▶ Problem description
Narrow the data below down to the lines containing "this".

▶ Provided data
--- START ---

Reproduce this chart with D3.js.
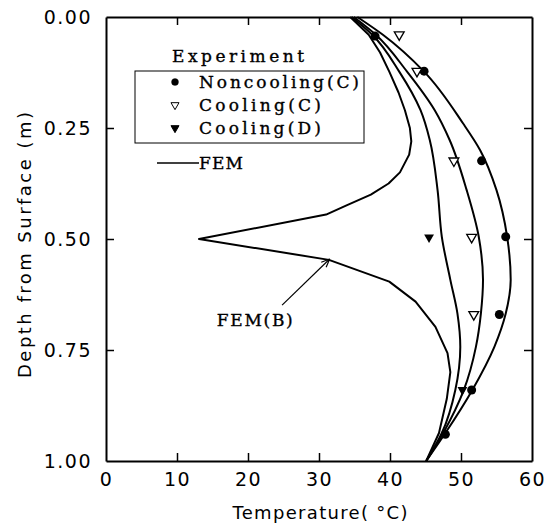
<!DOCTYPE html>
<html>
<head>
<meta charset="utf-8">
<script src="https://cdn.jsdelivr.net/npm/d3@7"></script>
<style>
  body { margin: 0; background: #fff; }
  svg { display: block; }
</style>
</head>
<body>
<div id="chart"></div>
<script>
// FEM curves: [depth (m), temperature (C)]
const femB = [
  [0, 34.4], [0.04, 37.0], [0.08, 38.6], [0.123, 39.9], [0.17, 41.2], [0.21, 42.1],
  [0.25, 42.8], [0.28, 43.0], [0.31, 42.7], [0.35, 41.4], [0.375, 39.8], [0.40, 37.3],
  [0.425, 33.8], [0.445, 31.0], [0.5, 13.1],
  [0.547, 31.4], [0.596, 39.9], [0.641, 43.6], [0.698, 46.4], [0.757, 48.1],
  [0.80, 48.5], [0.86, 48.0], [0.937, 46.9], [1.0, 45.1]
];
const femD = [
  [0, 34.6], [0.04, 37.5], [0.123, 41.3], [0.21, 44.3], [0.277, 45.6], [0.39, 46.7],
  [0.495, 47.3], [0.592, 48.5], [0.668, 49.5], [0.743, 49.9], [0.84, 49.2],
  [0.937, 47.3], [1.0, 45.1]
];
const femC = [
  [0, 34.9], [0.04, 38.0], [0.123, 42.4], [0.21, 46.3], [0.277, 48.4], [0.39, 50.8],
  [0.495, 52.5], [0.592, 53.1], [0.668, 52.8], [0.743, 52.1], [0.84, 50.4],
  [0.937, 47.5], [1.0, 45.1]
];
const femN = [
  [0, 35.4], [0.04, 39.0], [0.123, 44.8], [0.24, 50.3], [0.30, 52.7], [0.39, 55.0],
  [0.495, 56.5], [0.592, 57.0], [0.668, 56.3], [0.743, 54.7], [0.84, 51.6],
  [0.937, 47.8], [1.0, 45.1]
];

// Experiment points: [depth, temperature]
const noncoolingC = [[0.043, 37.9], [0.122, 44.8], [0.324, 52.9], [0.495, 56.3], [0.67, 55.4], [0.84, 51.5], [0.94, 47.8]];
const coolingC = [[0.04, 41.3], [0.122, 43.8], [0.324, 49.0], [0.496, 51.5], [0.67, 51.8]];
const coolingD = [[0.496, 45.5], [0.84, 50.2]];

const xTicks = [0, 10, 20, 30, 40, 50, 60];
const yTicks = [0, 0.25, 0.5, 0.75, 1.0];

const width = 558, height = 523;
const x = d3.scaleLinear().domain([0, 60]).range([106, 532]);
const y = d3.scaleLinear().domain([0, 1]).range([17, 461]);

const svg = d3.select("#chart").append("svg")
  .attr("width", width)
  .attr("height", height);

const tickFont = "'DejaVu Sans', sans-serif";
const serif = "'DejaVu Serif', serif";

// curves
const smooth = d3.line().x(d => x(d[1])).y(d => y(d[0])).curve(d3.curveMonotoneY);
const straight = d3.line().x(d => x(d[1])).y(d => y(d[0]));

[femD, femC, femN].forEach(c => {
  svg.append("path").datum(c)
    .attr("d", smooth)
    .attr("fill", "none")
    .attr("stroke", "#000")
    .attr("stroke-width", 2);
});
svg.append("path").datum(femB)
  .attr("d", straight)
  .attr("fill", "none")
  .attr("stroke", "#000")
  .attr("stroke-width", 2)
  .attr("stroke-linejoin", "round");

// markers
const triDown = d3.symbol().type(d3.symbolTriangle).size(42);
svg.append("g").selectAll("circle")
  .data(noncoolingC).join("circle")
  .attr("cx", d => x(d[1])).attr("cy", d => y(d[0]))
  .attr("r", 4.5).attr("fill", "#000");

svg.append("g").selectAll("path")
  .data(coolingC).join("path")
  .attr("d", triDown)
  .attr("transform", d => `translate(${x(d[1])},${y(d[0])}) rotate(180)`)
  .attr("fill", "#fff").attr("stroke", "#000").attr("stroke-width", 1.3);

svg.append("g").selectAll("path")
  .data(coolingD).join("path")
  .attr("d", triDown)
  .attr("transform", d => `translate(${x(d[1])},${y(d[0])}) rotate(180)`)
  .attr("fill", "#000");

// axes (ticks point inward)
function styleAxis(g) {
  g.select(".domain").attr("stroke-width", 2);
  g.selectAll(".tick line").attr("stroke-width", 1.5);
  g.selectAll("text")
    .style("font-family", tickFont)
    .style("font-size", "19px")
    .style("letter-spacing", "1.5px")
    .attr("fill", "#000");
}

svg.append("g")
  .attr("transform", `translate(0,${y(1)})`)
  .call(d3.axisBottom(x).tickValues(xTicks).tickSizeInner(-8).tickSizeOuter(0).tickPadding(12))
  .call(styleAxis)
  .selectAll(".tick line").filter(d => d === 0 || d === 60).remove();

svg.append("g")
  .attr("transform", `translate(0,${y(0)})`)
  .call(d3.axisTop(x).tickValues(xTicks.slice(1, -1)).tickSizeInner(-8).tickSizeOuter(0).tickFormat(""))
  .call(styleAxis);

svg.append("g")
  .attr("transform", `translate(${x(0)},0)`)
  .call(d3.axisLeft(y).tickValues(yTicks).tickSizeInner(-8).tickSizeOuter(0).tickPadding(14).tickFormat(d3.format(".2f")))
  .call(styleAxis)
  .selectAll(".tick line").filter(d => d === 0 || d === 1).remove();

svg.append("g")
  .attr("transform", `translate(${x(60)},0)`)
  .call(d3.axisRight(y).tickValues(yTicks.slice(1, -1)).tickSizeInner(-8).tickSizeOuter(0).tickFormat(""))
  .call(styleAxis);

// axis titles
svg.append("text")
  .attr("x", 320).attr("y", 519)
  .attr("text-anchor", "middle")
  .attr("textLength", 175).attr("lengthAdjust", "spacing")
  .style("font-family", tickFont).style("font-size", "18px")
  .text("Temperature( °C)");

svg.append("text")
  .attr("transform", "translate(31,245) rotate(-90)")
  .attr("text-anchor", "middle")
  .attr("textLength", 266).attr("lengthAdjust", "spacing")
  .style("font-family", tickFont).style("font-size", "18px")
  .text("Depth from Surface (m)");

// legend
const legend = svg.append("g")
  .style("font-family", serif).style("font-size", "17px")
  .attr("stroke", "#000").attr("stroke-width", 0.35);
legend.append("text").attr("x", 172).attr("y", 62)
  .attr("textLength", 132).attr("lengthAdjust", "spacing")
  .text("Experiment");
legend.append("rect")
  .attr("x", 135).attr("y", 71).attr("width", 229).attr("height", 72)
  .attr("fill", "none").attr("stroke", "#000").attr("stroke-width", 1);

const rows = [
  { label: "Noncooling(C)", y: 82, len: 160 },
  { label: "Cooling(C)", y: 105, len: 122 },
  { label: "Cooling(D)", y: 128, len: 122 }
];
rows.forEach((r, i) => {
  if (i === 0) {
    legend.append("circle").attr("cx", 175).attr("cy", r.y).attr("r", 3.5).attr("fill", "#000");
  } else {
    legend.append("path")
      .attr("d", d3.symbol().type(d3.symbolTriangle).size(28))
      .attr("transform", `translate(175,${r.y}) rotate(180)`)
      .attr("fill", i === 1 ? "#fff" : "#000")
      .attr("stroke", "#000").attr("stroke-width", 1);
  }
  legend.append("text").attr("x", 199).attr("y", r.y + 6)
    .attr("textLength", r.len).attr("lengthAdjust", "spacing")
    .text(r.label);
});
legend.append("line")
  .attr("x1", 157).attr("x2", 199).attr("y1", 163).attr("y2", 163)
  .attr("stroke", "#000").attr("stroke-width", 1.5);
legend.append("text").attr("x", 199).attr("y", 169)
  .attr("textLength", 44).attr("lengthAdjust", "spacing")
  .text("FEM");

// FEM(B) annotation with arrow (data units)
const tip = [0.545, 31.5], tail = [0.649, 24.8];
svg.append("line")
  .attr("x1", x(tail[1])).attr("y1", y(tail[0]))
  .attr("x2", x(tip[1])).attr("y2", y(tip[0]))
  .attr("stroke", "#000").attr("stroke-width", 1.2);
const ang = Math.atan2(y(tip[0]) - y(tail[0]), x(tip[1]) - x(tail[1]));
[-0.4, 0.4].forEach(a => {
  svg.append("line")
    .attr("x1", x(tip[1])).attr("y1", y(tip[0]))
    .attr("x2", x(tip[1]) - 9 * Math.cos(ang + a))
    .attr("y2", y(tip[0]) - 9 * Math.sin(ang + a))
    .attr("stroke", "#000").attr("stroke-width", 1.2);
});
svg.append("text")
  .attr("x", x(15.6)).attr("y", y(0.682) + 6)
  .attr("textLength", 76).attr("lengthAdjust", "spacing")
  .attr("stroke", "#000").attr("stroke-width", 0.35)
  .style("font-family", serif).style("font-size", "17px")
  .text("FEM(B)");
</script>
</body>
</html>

--- END ---
--- START ---

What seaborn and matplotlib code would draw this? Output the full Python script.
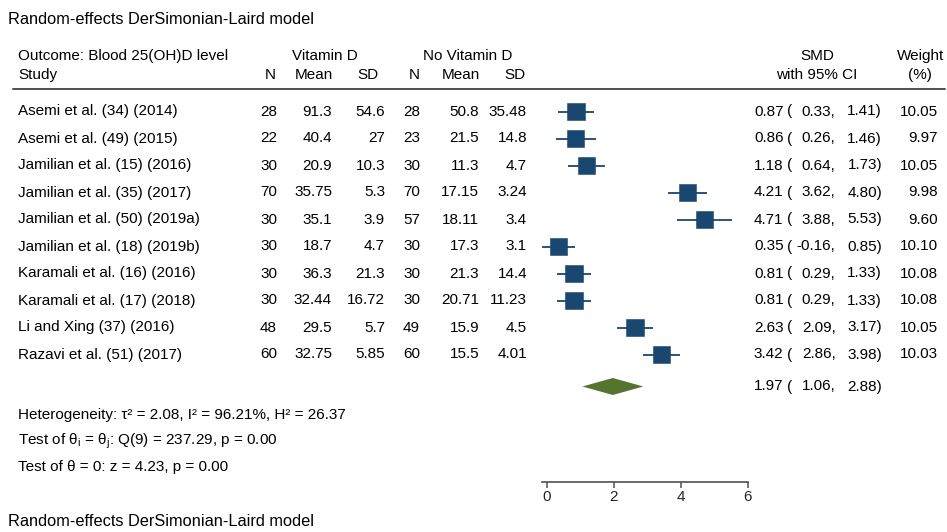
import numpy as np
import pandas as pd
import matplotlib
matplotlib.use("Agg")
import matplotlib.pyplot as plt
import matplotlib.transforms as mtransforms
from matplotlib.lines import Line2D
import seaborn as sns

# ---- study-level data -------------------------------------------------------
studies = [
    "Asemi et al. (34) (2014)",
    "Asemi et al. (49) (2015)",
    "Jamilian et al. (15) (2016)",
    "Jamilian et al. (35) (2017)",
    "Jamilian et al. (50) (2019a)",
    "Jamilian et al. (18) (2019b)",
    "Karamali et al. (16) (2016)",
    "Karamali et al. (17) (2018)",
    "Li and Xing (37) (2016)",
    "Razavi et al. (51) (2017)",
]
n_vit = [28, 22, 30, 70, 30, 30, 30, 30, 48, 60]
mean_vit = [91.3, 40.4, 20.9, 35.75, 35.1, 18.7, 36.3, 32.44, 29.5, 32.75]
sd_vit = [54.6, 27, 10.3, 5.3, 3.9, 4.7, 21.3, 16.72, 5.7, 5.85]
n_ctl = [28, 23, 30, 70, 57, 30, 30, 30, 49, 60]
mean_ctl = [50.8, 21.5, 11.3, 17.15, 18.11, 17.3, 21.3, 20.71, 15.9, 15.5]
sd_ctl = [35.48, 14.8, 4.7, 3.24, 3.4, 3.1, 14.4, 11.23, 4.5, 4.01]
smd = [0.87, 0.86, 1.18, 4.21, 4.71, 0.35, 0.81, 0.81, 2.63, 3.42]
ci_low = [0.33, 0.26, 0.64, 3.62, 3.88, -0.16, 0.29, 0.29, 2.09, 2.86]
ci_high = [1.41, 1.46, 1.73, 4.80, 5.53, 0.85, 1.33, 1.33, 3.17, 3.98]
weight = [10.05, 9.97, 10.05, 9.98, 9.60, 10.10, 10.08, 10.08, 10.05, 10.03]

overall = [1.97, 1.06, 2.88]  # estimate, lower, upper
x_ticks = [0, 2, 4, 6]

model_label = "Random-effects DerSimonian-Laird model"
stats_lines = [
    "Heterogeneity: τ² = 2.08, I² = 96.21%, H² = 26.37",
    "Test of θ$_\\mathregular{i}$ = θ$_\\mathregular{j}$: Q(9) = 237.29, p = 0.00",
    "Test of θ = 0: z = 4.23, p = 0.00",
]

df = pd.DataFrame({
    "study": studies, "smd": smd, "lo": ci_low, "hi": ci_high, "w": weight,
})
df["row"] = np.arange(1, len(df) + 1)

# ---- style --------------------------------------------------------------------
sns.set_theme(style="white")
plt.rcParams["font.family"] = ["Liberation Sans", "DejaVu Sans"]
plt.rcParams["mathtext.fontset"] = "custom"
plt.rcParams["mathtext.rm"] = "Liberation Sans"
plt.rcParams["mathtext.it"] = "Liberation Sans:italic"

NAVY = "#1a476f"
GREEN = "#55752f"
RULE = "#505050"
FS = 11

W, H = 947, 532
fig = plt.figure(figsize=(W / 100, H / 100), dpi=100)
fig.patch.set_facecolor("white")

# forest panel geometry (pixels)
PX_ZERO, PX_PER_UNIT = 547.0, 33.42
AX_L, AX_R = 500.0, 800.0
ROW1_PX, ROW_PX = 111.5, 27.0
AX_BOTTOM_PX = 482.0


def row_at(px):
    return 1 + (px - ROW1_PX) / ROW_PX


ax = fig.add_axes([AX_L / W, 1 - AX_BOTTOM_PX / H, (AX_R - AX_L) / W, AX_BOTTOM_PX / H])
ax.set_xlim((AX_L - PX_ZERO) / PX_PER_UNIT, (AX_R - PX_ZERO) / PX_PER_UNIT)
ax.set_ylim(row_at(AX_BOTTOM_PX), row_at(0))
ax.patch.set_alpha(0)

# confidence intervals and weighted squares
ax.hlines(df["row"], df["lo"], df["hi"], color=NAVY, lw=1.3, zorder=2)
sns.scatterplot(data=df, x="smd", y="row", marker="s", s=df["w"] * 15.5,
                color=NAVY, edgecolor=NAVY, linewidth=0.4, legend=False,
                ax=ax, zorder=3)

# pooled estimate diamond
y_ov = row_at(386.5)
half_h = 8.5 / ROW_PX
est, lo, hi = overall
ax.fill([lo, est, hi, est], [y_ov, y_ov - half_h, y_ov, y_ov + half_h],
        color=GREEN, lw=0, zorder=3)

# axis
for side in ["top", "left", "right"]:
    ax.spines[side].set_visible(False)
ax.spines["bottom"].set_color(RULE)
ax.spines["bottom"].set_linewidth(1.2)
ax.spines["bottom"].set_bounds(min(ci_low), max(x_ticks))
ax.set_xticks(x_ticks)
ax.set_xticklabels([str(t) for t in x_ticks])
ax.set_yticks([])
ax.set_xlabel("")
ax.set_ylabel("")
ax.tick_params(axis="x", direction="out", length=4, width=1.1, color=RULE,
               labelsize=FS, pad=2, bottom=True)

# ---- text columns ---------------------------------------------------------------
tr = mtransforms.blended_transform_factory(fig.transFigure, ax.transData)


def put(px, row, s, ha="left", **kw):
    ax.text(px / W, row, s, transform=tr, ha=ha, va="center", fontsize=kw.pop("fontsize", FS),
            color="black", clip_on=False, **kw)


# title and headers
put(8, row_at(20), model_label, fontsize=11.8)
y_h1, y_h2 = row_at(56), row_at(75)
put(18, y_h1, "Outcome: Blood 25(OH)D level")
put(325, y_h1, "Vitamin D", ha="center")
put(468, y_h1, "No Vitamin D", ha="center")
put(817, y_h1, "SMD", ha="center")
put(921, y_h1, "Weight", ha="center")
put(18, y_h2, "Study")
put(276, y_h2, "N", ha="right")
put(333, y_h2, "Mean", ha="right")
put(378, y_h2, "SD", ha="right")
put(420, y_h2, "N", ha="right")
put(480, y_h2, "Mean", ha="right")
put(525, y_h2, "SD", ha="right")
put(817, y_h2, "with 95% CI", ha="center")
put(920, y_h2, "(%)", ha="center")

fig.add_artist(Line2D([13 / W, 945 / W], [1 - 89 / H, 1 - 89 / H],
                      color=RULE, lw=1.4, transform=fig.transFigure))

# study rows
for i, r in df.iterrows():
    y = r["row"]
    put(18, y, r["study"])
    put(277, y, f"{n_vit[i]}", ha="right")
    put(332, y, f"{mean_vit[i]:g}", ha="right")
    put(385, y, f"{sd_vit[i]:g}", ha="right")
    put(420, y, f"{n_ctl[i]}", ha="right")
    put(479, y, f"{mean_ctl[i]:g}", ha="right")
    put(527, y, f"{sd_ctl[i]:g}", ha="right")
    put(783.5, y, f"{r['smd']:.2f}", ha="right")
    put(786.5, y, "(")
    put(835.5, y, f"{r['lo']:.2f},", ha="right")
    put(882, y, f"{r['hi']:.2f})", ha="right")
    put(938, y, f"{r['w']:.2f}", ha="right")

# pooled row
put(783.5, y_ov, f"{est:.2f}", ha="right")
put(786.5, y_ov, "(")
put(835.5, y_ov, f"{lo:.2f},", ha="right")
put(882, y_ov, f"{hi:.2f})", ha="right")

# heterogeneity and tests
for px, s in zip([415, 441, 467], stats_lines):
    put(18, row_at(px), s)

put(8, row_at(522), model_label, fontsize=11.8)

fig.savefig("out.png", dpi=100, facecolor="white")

--- END ---

▶ Written solution
Reproduce this chart with D3.js.
What seaborn and matplotlib code would draw this? Output the full Python script.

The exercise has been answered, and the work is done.